What Do I Need to Know Before Copy Trading?
4 min read

Did you remember what learning to ride a bicycle felt like? At first, it may have felt disorienting, confusing, and even fun. Pedaling while trying to keep your hands steady, both of which are foundational skills of riding a bicycle, may have been difficult at first, but eventually, with practice, you got the hang of it.
Learning how to copy trade can feel the same way! Like learning to ride a bicycle, there are specific skills and concepts that you need to understand before and as you begin. Understanding these key aspects, ranging from misconceptions to best practices to follow, will significantly improve the quality of your copy trading journey when you address them.
In this article, we will explore everything you need to know and understand before you copy your first trade.
Here’s what you need to know before getting started with copy trading.
Understanding Copy Trading
The concept of copy trading is quite simple: investors like you can mirror or copy the trades of more experienced traders in real-time. When a trader you follow makes a move, the same move is executed in your account.
How does it work?
Selection: You choose a trader to follow based on various performance metrics.
Automation: Your trades are automatically copied without the need for manual intervention.
Proportional Investments: Your investments are typically scaled according to your capital allocation.
Misconceptions About Copy Trading
Misconception 1: It's a Guaranteed Way to Make Money
Reality: Like every other kind of investment, copy trading does not guarantee profits. While copying experienced traders can potentially yield significant returns, it also carries risks. Market volatility, unforeseen economic events, and poor trading decisions on your part can result in losses.
Misconception 2: No Effort Required
Reality: Although copy trading reduces the need for in-depth market analysis, it still requires that you do your due diligence in selecting the right traders to follow, including monitoring performance and making adjustments when necessary.
Misconception 3: All Traders Are Equally Good
Reality: The performance of traders varies significantly based on several reasons, ranging from skill to experience and strategy. Some may excel in certain market conditions while struggling in others. It is essential to understand this and see the reason for prudent research before choosing traders to copy using metrics based on consistent performance and risk management.
Best Practices for Copy Trading
There are several best practices you need to understand and utilize to make the most out of your copy trading journey:
1. Choose the Right Platform
Reputation: Choose Copy Trading platforms with a solid reputation and positive reviews.
Fees: Understand the fee structure, including any hidden costs.
User Experience: Ensure the platform is user-friendly and offers robust tools for tracking and analysis.
Regulation: Use regulated platforms for added security and compliance.
2. Evaluate Traders Thoroughly
Performance Metrics: Look beyond just profits.
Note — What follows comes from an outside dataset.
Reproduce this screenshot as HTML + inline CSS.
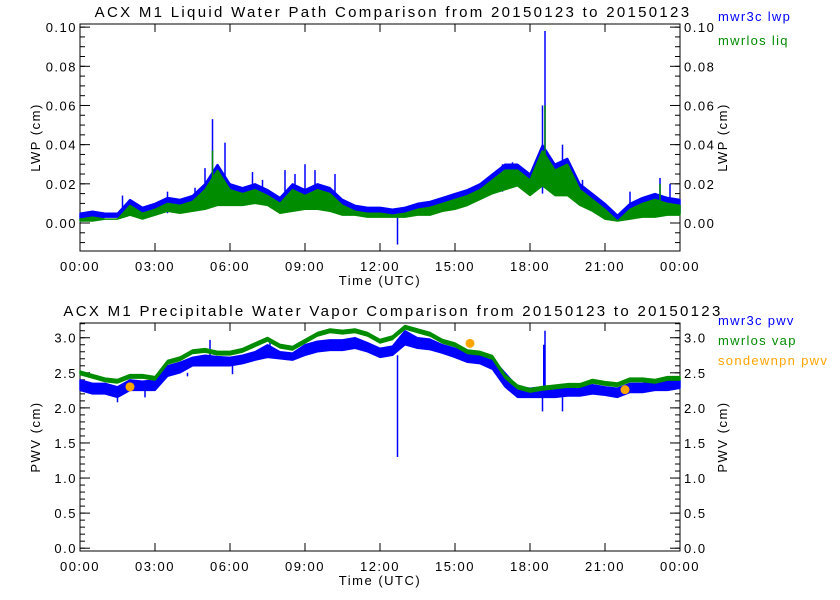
<!DOCTYPE html>
<html><head><meta charset="utf-8"><style>
body{margin:0;background:#fff}
svg{display:block;font-family:"Liberation Sans",sans-serif}
</style></head><body>
<svg id="c" width="840" height="600" xmlns="http://www.w3.org/2000/svg"></svg>
<script>
const times=[0,0.5,1,1.5,2,2.5,3,3.5,4,4.5,5,5.5,6,6.5,7,7.5,8,8.5,9,9.5,10,10.5,11,11.5,12,12.5,13,13.5,14,14.5,15,15.5,16,16.5,17,17.5,18,18.5,19,19.5,20,20.5,21,21.5,22,22.5,23,23.5,24];
const lwpLo=[.002,.002,.003,.003,.005,.003,.005,.007,.006,.007,.008,.01,.01,.01,.011,.01,.006,.007,.008,.008,.007,.005,.005,.004,.004,.004,.004,.005,.005,.007,.008,.01,.013,.016,.018,.02,.015,.02,.015,.015,.01,.007,.003,.002,.003,.004,.004,.005,.005];
const lwpHi=[.005,.006,.005,.005,.012,.008,.01,.013,.012,.014,.02,.03,.02,.018,.02,.017,.013,.02,.017,.02,.018,.012,.009,.008,.008,.007,.008,.01,.011,.013,.015,.017,.02,.025,.03,.03,.025,.04,.03,.033,.02,.015,.01,.004,.01,.013,.015,.013,.012];
const lwpSpikeT=[1.7,3.5,4.6,5.0,5.3,5.8,6.9,7.3,8.2,8.6,9.0,9.4,10.2,12.7,16.9,17.3,18.5,18.6,19.3,20.1,22.0,23.2,23.6];
const lwpSpikeV=[.014,.016,.018,.028,.053,.041,.026,.022,.027,.025,.03,.027,.025,-.011,.03,.031,.06,.098,.04,.022,.016,.023,.02];
const liqSpikeT=[5.3,18.6,23.2];
const liqSpikeV=[.037,.06,.02];
const pwvLo=[2.25,2.2,2.2,2.15,2.25,2.25,2.25,2.45,2.5,2.6,2.6,2.6,2.6,2.63,2.68,2.72,2.7,2.68,2.75,2.8,2.82,2.82,2.85,2.8,2.72,2.75,2.9,2.85,2.83,2.78,2.72,2.65,2.63,2.55,2.3,2.15,2.15,2.15,2.15,2.17,2.17,2.2,2.18,2.15,2.22,2.22,2.25,2.25,2.28];
const pwvHi=[2.4,2.35,2.35,2.3,2.4,2.38,2.4,2.6,2.65,2.72,2.75,2.73,2.72,2.75,2.8,2.9,2.8,2.78,2.9,2.95,2.97,2.97,3.0,2.93,2.85,2.88,3.1,3.0,2.98,2.9,2.85,2.78,2.77,2.7,2.5,2.3,2.28,2.3,2.3,2.3,2.3,2.33,2.3,2.28,2.35,2.35,2.36,2.38,2.4];
const vap=[2.5,2.45,2.4,2.38,2.45,2.45,2.42,2.65,2.7,2.8,2.82,2.78,2.78,2.82,2.9,2.98,2.88,2.85,2.95,3.05,3.1,3.08,3.1,3.05,2.95,3.0,3.15,3.1,3.05,2.95,2.9,2.8,2.78,2.72,2.45,2.3,2.25,2.28,2.3,2.32,2.32,2.38,2.35,2.33,2.4,2.4,2.38,2.42,2.42];
const pwvSpikeT=[1.5,2.6,4.3,5.2,6.1,7.6,12.7,18.5,18.55,18.6,19.3];
const pwvSpikeV=[2.08,2.15,2.45,2.97,2.48,2.95,1.3,1.95,2.9,3.1,1.95];
const sondeT=[2.0,15.6,21.8];
const sondeV=[2.3,2.92,2.26];
const xTicks=["00:00","03:00","06:00","09:00","12:00","15:00","18:00","21:00","00:00"];
const lwpTicks=[0,0.02,0.04,0.06,0.08,0.10];
const pwvTicks=[0,0.5,1,1.5,2,2.5,3];

const S=document.getElementById('c'),NS='http://www.w3.org/2000/svg';
function el(t,a,p){const e=document.createElementNS(NS,t);for(const k in a)e.setAttribute(k,a[k]);(p||S).appendChild(e);return e;}
const X0=80,X1=680;
const xs=h=>X0+h/24*(X1-X0);
function txt(x,y,s,o){const t=el('text',Object.assign({x:x,y:y,'font-size':13,'letter-spacing':1.5,fill:'#000'},o||{}));t.textContent=s;return t;}

function panel(top,bot,ymin,ymax,ticks,dec,minor,title,ylab,name){
  const ys=v=>bot-(v-ymin)/(ymax-ymin)*(bot-top);
  const g=el('g',{});
  
  
  const f=el('rect',{x:X0,y:top,width:X1-X0,height:bot-top,fill:'none',stroke:'#000','stroke-width':1},g);
  
  
  const t=txt(393,top-7,title,{'text-anchor':'middle','font-size':15,'letter-spacing':2.3});
  
  
  xTicks.forEach((l,i)=>{const x=xs(i*3);
    el('line',{x1:x,x2:x,y1:bot,y2:bot-8,stroke:'#000'},g);el('line',{x1:x,x2:x,y1:top,y2:top+8,stroke:'#000'},g);
    const tl=txt(x,bot+20,l,{'text-anchor':'middle'});
    
    });
  for(let v=Math.ceil(ymin/minor)*minor;v<=ymax+1e-9;v+=minor){const y=ys(v);
    el('line',{x1:X0,x2:X0+5,y1:y,y2:y,stroke:'#000'},g);el('line',{x1:X1,x2:X1-5,y1:y,y2:y,stroke:'#000'},g);}
  ticks.forEach(v=>{const y=ys(v);
    el('line',{x1:X0,x2:X0+10,y1:y,y2:y,stroke:'#000'},g);el('line',{x1:X1,x2:X1-10,y1:y,y2:y,stroke:'#000'},g);
    const a=txt(X0-3,y+5,v.toFixed(dec),{'text-anchor':'end'});
    
    
    const b=txt(X1+4,y+5,v.toFixed(dec),{});
    
    });
  const mid=(top+bot)/2;
  const l1=txt(0,0,ylab,{'text-anchor':'middle',transform:`translate(40,${mid}) rotate(-90)`});
  
  
  const l2=txt(0,0,ylab,{'text-anchor':'middle',transform:`translate(${X1+47},${mid}) rotate(-90)`});
  
  
  const xl=txt(380,bot+34,'Time (UTC)',{'text-anchor':'middle'});
  
  
  return ys;
}
function band(lo,hi,ys,color,name){
  let d='M'+times.map((t,i)=>xs(t)+','+ys(hi[i])).join('L');
  for(let i=times.length-1;i>=0;i--)d+='L'+xs(times[i])+','+ys(lo[i]);
  const p=el('path',{d:d+'Z',fill:color,stroke:color,'stroke-width':1.5,'stroke-linejoin':'bevel'});
  
  
}
function spikes(T,V,base,ys,color,name){
  T.forEach((t,i)=>{
    let j=0;while(j<times.length-1&&times[j+1]<t)j++;
    const b=base[j];
    const l=el('line',{x1:xs(t),x2:xs(t),y1:ys(b),y2:ys(V[i]),stroke:color,'stroke-width':1.5});
    
    });
}
function legend(y,s,c){const t=txt(718,y,s,{fill:c,'font-size':13,'letter-spacing':1.3});}

// top panel
const ys1=panel(24,251,-0.0143,0.1016,lwpTicks,2,0.005,'ACX M1 Liquid Water Path Comparison from 20150123 to 20150123','LWP (cm)','lwp-panel');
band(lwpLo,lwpHi,ys1,'#0000ff','mwr3c-lwp-series');
spikes(lwpSpikeT,lwpSpikeV,lwpLo,ys1,'#0000ff','mwr3c-lwp-spike');
band(lwpLo.map(v=>v-0.001),lwpHi.map(v=>v-0.003),ys1,'#008c00','mwrlos-liq-series');
spikes(liqSpikeT,liqSpikeV,lwpLo,ys1,'#008c00','mwrlos-liq-spike');
legend(21,'mwr3c lwp','#0000ff');legend(45,'mwrlos liq','#008c00');

// bottom panel
const ys2=panel(323,551,-0.04,3.21,pwvTicks,1,0.1,'ACX M1 Precipitable Water Vapor Comparison from 20150123 to 20150123','PWV (cm)','pwv-panel');
band(pwvLo,pwvHi,ys2,'#0000ff','mwr3c-pwv-series');
spikes(pwvSpikeT,pwvSpikeV,pwvLo,ys2,'#0000ff','mwr3c-pwv-spike');
band(vap.map(v=>v-0.025),vap.map(v=>v+0.025),ys2,'#008c00','mwrlos-vap-series');
sondeT.forEach((t,i)=>{const c=el('circle',{cx:xs(t),cy:ys2(sondeV[i]),r:4.5,fill:'#ffa500'});
  
  });
legend(325,'mwr3c pwv','#0000ff');legend(345,'mwrlos vap','#008c00');legend(365,'sondewnpn pwv','#ffa500');
</script>
</body></html>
Consider metrics like drawdown, risk-to-reward ratio, and consistency.
Risk Management: Choose traders who demonstrate sound risk management practices.
Transparency: Follow traders who are transparent about their strategies and provide regular updates.
3. Diversify Your Investments
Multiple Traders: Don’t put all your eggs in one basket. Copy multiple traders with different strategies to spread risk.
Asset Classes: Diversify across different trading styles, asset classes, and markets to mitigate risk.
4. Manage Your Risks
Capital Allocation: Decide beforehand how much of your portfolio you’re willing to allocate to copy trading.
Stop-Loss Orders: Implement stop-loss orders to cap potential losses.
Regular Monitoring: Keep an eye on the performance of the traders you’re following and make necessary adjustments.
5. Stay Informed and Flexible
Market Trends: Stay updated on market trends and economic news that could impact your investments.
Adaptability: Be prepared to switch traders or adjust strategies based on performance and changing market conditions.
Continuous Learning: Keep educating yourself about trading strategies, market dynamics, and the evolving landscape of copy trading.
Key Considerations
Market Volatility:
- Nature of Markets: Financial markets, especially cryptocurrencies, can be highly volatile. This can lead to rapid changes in the value of your investments. Thus, it is crucial to understand how to cope with Copy Trading in times of market volatility.
Liquidity:
- Trade Execution: Ensure that the assets being traded have sufficient liquidity to avoid issues with trade execution, especially in volatile markets.
Legal and Tax Implications:
Regulatory Compliance: Ensure that copy trading is legal in your jurisdiction and that you are using a compliant platform.
Tax Obligations: Be aware of the tax implications of your trading activities and ensure accurate reporting to avoid legal issues.
Conclusion
With copy trading, you can access a convenient path to earning passive income by leveraging the experience of seasoned traders. However, like every investment vehicle, it comes with its own risks and challenges. addressing common misconceptions, following best practices, and staying informed, you can enhance your chances of success in the copy trading arena. Remember, while copy trading can simplify the investment process, it still requires diligence, continuous learning, and proactive risk management.